— start of Material shown —

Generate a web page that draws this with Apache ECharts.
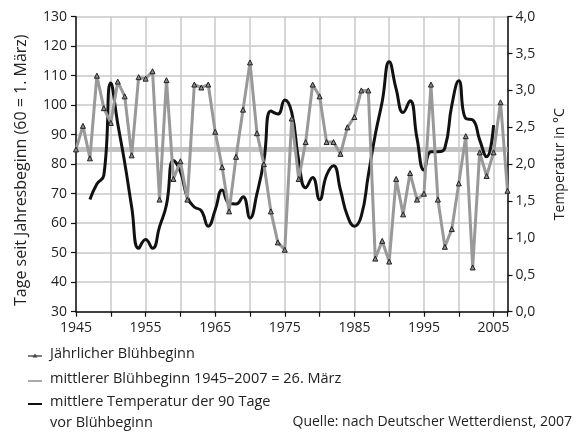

— end of Material shown —
— start of Material shown —

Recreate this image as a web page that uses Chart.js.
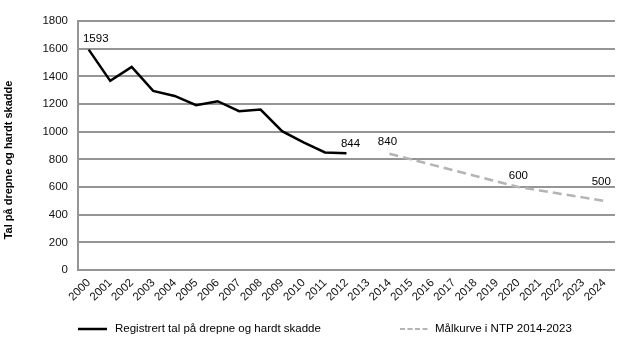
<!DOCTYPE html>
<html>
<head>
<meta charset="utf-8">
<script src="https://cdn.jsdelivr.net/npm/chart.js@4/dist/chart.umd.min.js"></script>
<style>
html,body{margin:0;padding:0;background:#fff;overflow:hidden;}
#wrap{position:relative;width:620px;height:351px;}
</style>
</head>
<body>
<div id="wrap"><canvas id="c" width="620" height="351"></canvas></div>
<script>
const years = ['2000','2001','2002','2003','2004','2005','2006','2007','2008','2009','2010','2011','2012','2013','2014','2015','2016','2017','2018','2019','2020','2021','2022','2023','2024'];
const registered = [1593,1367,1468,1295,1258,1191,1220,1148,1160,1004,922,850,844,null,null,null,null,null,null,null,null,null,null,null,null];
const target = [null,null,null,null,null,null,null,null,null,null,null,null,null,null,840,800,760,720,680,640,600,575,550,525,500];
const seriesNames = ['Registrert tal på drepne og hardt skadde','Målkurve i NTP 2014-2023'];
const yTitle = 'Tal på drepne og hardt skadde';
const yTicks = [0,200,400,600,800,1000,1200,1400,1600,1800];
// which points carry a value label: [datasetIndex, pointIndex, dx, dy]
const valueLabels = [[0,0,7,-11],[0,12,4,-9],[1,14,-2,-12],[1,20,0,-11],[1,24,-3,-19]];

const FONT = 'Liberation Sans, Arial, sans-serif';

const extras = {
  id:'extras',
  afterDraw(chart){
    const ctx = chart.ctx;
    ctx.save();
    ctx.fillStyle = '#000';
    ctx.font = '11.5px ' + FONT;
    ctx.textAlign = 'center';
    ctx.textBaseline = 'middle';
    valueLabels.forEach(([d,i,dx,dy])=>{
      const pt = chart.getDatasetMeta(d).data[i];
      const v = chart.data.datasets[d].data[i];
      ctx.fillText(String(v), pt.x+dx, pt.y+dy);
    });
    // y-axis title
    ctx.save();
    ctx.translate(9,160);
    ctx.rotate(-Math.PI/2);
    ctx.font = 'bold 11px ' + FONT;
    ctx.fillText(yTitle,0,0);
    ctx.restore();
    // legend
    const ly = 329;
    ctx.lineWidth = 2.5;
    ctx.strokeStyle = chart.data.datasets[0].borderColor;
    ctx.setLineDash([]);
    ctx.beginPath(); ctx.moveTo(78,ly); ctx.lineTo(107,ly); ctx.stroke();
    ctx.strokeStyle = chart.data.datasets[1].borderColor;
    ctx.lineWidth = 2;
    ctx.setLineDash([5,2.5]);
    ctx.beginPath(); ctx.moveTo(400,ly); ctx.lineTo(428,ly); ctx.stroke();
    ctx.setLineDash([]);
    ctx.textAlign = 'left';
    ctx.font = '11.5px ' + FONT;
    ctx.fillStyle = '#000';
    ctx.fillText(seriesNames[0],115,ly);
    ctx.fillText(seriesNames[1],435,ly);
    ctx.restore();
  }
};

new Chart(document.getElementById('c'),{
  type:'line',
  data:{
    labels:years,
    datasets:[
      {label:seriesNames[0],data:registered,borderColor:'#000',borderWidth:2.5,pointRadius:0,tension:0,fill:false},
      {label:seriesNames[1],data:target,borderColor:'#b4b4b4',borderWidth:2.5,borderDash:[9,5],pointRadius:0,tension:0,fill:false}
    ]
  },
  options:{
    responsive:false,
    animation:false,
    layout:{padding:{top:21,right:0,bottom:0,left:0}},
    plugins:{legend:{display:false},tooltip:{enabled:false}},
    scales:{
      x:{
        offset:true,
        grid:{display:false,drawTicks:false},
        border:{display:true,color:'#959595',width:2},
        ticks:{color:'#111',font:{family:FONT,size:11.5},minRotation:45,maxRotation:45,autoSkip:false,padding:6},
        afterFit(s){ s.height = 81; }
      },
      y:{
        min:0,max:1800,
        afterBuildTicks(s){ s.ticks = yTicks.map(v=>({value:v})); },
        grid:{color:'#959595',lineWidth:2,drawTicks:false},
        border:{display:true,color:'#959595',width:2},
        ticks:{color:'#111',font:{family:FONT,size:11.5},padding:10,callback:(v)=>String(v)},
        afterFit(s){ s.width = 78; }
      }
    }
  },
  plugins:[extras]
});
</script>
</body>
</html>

— end of Material shown —
— start of Material shown —

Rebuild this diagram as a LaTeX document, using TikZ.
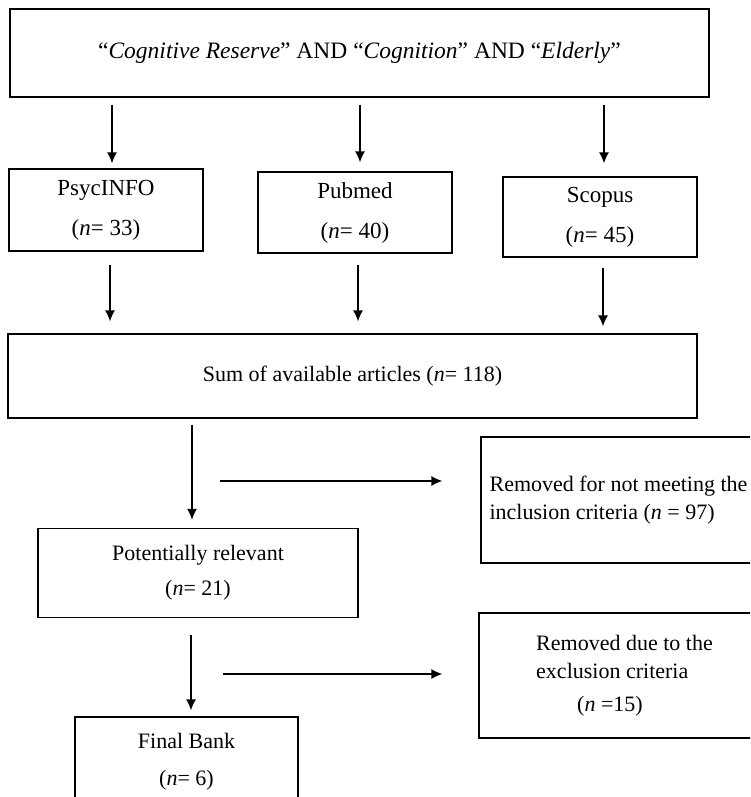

— end of Material shown —

▶ What you are asked to do
Repeat exactly, and only, the lines between the line holding "Recreate this image" and the line holding "const FONT = 'Liberation", inclusive, leaving pictures out.

▶ Solution to this exercise
Recreate this image as a web page that uses Chart.js.
<!DOCTYPE html>
<html>
<head>
<meta charset="utf-8">
<script src="https://cdn.jsdelivr.net/npm/chart.js@4/dist/chart.umd.min.js"></script>
<style>
html,body{margin:0;padding:0;background:#fff;overflow:hidden;}
#wrap{position:relative;width:620px;height:351px;}
</style>
</head>
<body>
<div id="wrap"><canvas id="c" width="620" height="351"></canvas></div>
<script>
const years = ['2000','2001','2002','2003','2004','2005','2006','2007','2008','2009','2010','2011','2012','2013','2014','2015','2016','2017','2018','2019','2020','2021','2022','2023','2024'];
const registered = [1593,1367,1468,1295,1258,1191,1220,1148,1160,1004,922,850,844,null,null,null,null,null,null,null,null,null,null,null,null];
const target = [null,null,null,null,null,null,null,null,null,null,null,null,null,null,840,800,760,720,680,640,600,575,550,525,500];
const seriesNames = ['Registrert tal på drepne og hardt skadde','Målkurve i NTP 2014-2023'];
const yTitle = 'Tal på drepne og hardt skadde';
const yTicks = [0,200,400,600,800,1000,1200,1400,1600,1800];
// which points carry a value label: [datasetIndex, pointIndex, dx, dy]
const valueLabels = [[0,0,7,-11],[0,12,4,-9],[1,14,-2,-12],[1,20,0,-11],[1,24,-3,-19]];

const FONT = 'Liberation Sans, Arial, sans-serif';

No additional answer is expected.